A levy allows the IRS to seize:

  • Bank funds

  • Wages (wage garnishment)

  • Tax refunds

  • Certain assets

This generally happens only after multiple warning letters.

3. Passport restrictions

Large unpaid tax debts (over a certain threshold) can lead to the IRS requesting the State Department to deny or revoke your passport.

4. Enforcement actions

In severe cases, the IRS could seize assets or place liens on homes or vehicles, though this is rare and usually for long-term non-responsive taxpayers.

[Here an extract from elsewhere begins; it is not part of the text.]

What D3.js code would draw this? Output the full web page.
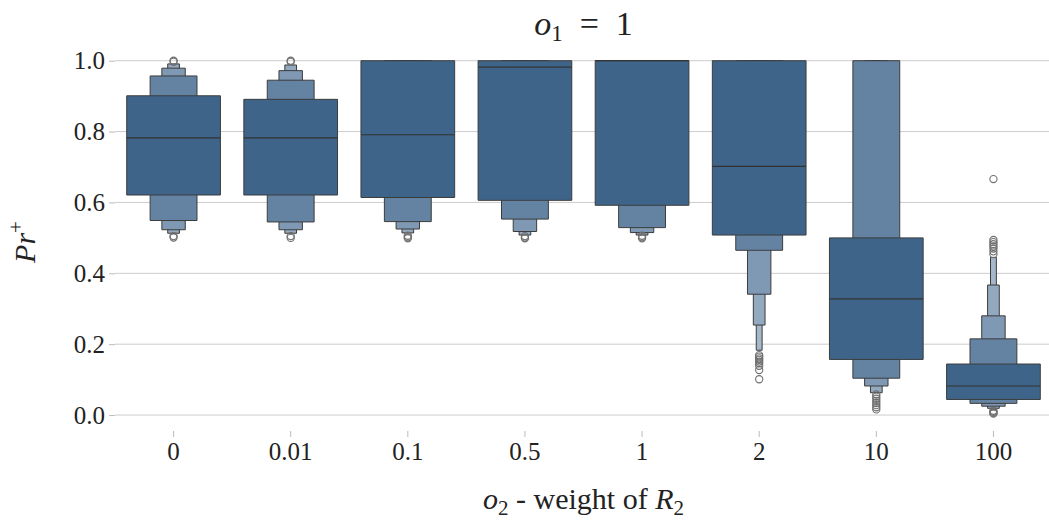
<!DOCTYPE html>
<html>
<head>
<meta charset="utf-8">
<script src="https://cdn.jsdelivr.net/npm/d3@7"></script>
<style>
  body { margin: 0; background: #fff; }
  text { font-family: "Liberation Serif", "DejaVu Serif", serif; fill: #222; }
</style>
</head>
<body>
<svg id="chart"></svg>
<script>
const categories = ["0", "0.01", "0.1", "0.5", "1", "2", "10", "100"];
const medians = [0.782, 0.782, 0.791, 0.982, 1.0, 0.702, 0.328, 0.082];
// letter-value boxes, from the inner (IQR) box outward
const lowerBounds = [
	[0.621, 0.549, 0.523, 0.513],
	[0.621, 0.545, 0.523, 0.513],
	[0.614, 0.546, 0.525, 0.514],
	[0.606, 0.553, 0.518, 0.508],
	[0.592, 0.529, 0.515, 0.508],
	[0.508, 0.465, 0.341, 0.254, 0.183],
	[0.157, 0.104, 0.082, 0.063],
	[0.044, 0.033, 0.025, 0.019, 0.015]
];
const upperBounds = [
	[0.901, 0.957, 0.979, 0.991],
	[0.891, 0.945, 0.972, 0.988],
	[1.0, 1.0, 1.0, 1.0],
	[1.0, 1.0, 1.0, 1.0],
	[1.0, 1.0, 1.0, 1.0],
	[1.0, 1.0, 1.0, 1.0, 1.0],
	[0.5, 1.0, 1.0, 1.0],
	[0.144, 0.215, 0.28, 0.367, 0.445]
];
const outliers = [
	[1.0, 0.997, 0.505, 0.501],
	[1.0, 0.997, 0.505, 0.5],
	[0.506, 0.502, 0.499],
	[0.505, 0.501, 0.499],
	[0.506, 0.502, 0.499],
	[0.169, 0.165, 0.16, 0.156, 0.151, 0.146, 0.139, 0.127, 0.101],
	[0.058, 0.052, 0.046, 0.04, 0.034, 0.028, 0.022, 0.016],
	[0.666, 0.494, 0.488, 0.482, 0.476, 0.47, 0.462, 0.454, 0.012, 0.009, 0.006, 0.004]
];
const yTicks = [0, 0.2, 0.4, 0.6, 0.8, 1.0];
const levelColors = ["#3e6589", "#6483a2", "#7f98b4", "#93a9c0", "#a5b7ca"];

const w = 1049, h = 523;
const margin = {top: 43, right: -3, bottom: 92, left: 115};

const svg = d3.select('#chart')
	.attr('width', w)
	.attr('height', h)
	.attr('viewBox', [0, 0, w, h]);

const xScale = d3.scaleBand()
	.domain(categories)
	.range([margin.left, w - margin.right])
	.paddingInner(0)
	.paddingOuter(0);

const yScale = d3.scaleLinear()
	.domain([-0.045, 1.05])
	.range([h - margin.bottom, margin.top]);

// grid
svg.append('g')
	.selectAll('line')
	.data(yTicks)
	.enter()
	.append('line')
		.attr('x1', margin.left)
		.attr('x2', w)
		.attr('y1', d => yScale(d))
		.attr('y2', d => yScale(d))
		.attr('stroke', '#cccccc')
		.attr('stroke-width', 1);

// y axis
const yAxis = d3.axisLeft(yScale)
	.tickValues(yTicks)
	.tickFormat(d3.format('.1f'))
	.tickSize(6)
	.tickPadding(4);
const gy = svg.append('g')
	.attr('transform', `translate(${margin.left},0)`)
	.call(yAxis);
gy.select('.domain').remove();
gy.selectAll('.tick line').attr('stroke', '#bbbbbb');
gy.selectAll('.tick text').attr('font-size', 25).attr('fill', '#222');

// x axis
const xAxis = d3.axisBottom(xScale)
	.tickSize(6)
	.tickPadding(5);
const gx = svg.append('g')
	.attr('transform', `translate(0,${h - margin.bottom})`)
	.call(xAxis);
gx.select('.domain').remove();
gx.selectAll('.tick line').attr('stroke', '#bbbbbb');
gx.selectAll('.tick text').attr('font-size', 25).attr('fill', '#222');

// boxen boxes
const bw = xScale.bandwidth() * 0.8;
const boxes = [];
categories.forEach((c, i) => {
	lowerBounds[i].forEach((lo, k) => {
		boxes.push({cat: c, level: k, lo: lo, hi: upperBounds[i][k]});
	});
});
boxes.sort((a, b) => b.level - a.level);

const boxPath = d => {
	const cx = xScale(d.cat) + xScale.bandwidth() / 2;
	const half = bw / Math.pow(2, d.level) / 2;
	const y0 = yScale(d.hi), y1 = yScale(d.lo);
	return `M${cx - half},${y0}H${cx + half}V${y1}H${cx - half}Z`;
};

svg.append('g')
	.selectAll('path.box')
	.data(boxes)
	.enter()
	.append('path')
		.classed('box', true)
		.attr('d', boxPath)
		.attr('fill', d => levelColors[d.level])
		.attr('stroke', '#3c3c3c')
		.attr('stroke-width', 1);

// medians
svg.append('g')
	.selectAll('line')
	.data(categories)
	.enter()
	.append('line')
		.attr('x1', d => xScale(d) + xScale.bandwidth() / 2 - bw / 2)
		.attr('x2', d => xScale(d) + xScale.bandwidth() / 2 + bw / 2)
		.attr('y1', (d, i) => yScale(medians[i]))
		.attr('y2', (d, i) => yScale(medians[i]))
		.attr('stroke', '#333')
		.attr('stroke-width', 1.2);

// outliers
const pts = [];
categories.forEach((c, i) => outliers[i].forEach(v => pts.push({cat: c, v: v})));
svg.append('g')
	.selectAll('circle')
	.data(pts)
	.enter()
	.append('circle')
		.attr('cx', d => xScale(d.cat) + xScale.bandwidth() / 2)
		.attr('cy', d => yScale(d.v))
		.attr('r', 3.6)
		.attr('fill', 'none')
		.attr('stroke', '#6f6f6f')
		.attr('stroke-width', 1.1);

// title and labels
const midX = (margin.left + w - margin.right) / 2;
const title = svg.append('text')
	.attr('x', midX)
	.attr('y', 35)
	.attr('text-anchor', 'middle')
	.attr('font-size', 34);
title.append('tspan').attr('font-style', 'italic').text('o');
title.append('tspan').attr('font-size', 23).attr('dy', 6).text('1');
title.append('tspan').attr('dy', -6).text('\u2002=\u20021');

const xl = svg.append('text')
	.attr('x', midX)
	.attr('y', 509)
	.attr('text-anchor', 'middle')
	.attr('font-size', 30);
xl.append('tspan').attr('font-style', 'italic').text('o');
xl.append('tspan').attr('font-size', 21).attr('dy', 6).text('2');
xl.append('tspan').attr('dy', -6).text(' - weight of ');
xl.append('tspan').attr('font-style', 'italic').text('R');
xl.append('tspan').attr('font-size', 21).attr('dy', 6).text('2');

const yl = svg.append('text')
	.attr('transform', 'translate(35,242) rotate(-90)')
	.attr('text-anchor', 'middle')
	.attr('font-size', 30);
yl.append('tspan').attr('font-style', 'italic').text('Pr');
yl.append('tspan').attr('font-size', 21).attr('dy', -12).text('+');
</script>
</body>
</html>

6. State Tax Agencies Work Similarly

State tax authorities (California, New York, Texas, etc.) also assess penalties and interest on unpaid taxes and offer payment plans. Their rules differ, but most follow the same general structure:

  • File on time to avoid failure-to-file penalties.

  • Payment plans are available for most taxpayers.

  • States can also issue liens or garnishment.

If you owe both federal and state taxes, you generally must resolve each separately.


7. Tips for Avoiding Future Tax Bills

1. Adjust your withholding

If you’re an employee, update your Form W-4 to have more tax withheld.

2. Increase estimated tax payments

Self-employed individuals should pay estimated taxes quarterly to avoid underpayment penalties.

3. Track income changes

Freelancers, gig workers, and contractors should set aside 25–30% of earnings.

4. Review credits and deductions

Accurate tax planning reduces surprises at tax time.


8. Key Takeaways

  • Always file your tax return on time, even if you can’t pay the full amount.

  • If you owe taxes, interest and penalties will apply, but you have options.

  • IRS payment plans allow short- or long-term repayment.

  • If you truly cannot pay, you may qualify for hardship status or a settlement.

  • Ignoring IRS notices leads to more serious consequences—avoid this by communicating with the IRS early.